The plans comprise an urban district with city streets for the A40 and A44 anchored by a central street, with offices, homes, shops, leisure, arts and culture, and green spaces. It proposes 87,000 sq m (940,000 sq ft) of workspace likely principally a science park and 480 homes in a mix of market and affordable plus 23 acres of open spaces including three parks.

The plans project a £100 infrastructure investment, including £30m injected into improvements to the walking, cycling, bus and highway networks. The plans focus on a site long seen as an important link to the City centre and Oxford Parkway as well as a gateway to the Oxford to Cambridge corridor.

There will be £5.9m of advanced A40 transport infrastructure improvements, with funding from the central government Local Growth Fund secured by Oxford City Council, Oxfordshire County Council and Oxfordshire LEP.

Thomas White Oxford is a company wholly owned by St John's College, Oxford leading the masterplan. Kier Developments had at once stage be involved in the proposals.

The Northern Gateway site was proposed by Oxford City Council in the emerging Core Strategy in 2007 and adopted in 2011. An Area Action Plan (AAP)was prepared by the City Council and adopted by them in 2015 following an examination by an independent planning inspector.

Julian Barwick, project chairman, Oxford North said: “Since the Area Action Plan was approved by the City Council in 2015, we have spent the last three years designing a new mixed-use community that will form a key part of Oxford’s future. Our proposal is a high level of investment in social benefit, bringing open spaces, jobs, homes and a major investment in new infrastructure to Oxford.

“The main question during our public consultation has been the traffic situation and whether it will actually improve.

“We are investing in improvements to the A40 and A44 corridors to provide significant additional capacity for walking, cycling and public transport, in addition to our planned upgrade at Pear Tree junction to the benefit of everybody travelling along these routes, not just the trips to Oxford North. We will also be supporting the delivery of new bus services to serve the site and wider area, all of which will help to tackle the existing congestion in the area and accommodate the new trips.

“Phase One will see the A40 improvement works including a new bus lane and cycleways, complementing Oxfordshire County’s wider strategy to deliver an outer ring of Park and Ride sites and express busways to the City.
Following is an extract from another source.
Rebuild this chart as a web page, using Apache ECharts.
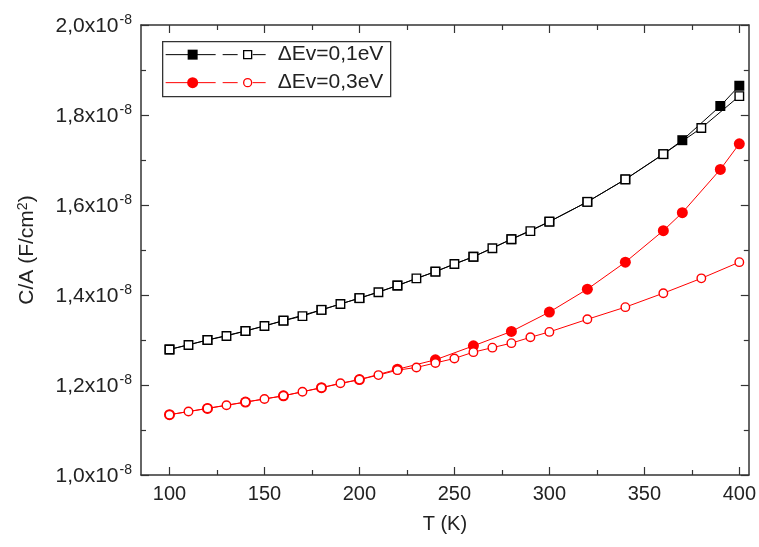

“Our central street will remain a private 20mph road primarily serving as an access to the development. The geometry has not been designed to accommodate HGV traffic, although it may be used as a through route by a limited number of car trips. Traffic modelling demonstrating this has been undertaken using both the County’s and our own models, and outputs have been agreed with officers at the County and Highways England with a Memorandum of Understanding in place.

“The most heartening parts of the consultation was the general support for the housing, the open spaces and the sustainability aspects. Many people, as do we, want to see a good number of affordable homes and we are in discussion with the City Council about the final amount.

“From 23 acres of open space to 40% reduced water consumption, 850 electric car charging points and 5.7 miles of new and improved cycle paths, and all the buildings in Phase One being 100% electric. Ecologically, we believe this is a development to be proud of.

“As we look at our future, with Oxford North forecast to bring in circa £150 million per year in GVA to the economy, we hope that this important development will be seen as transformational and positive for the City, County and UK.”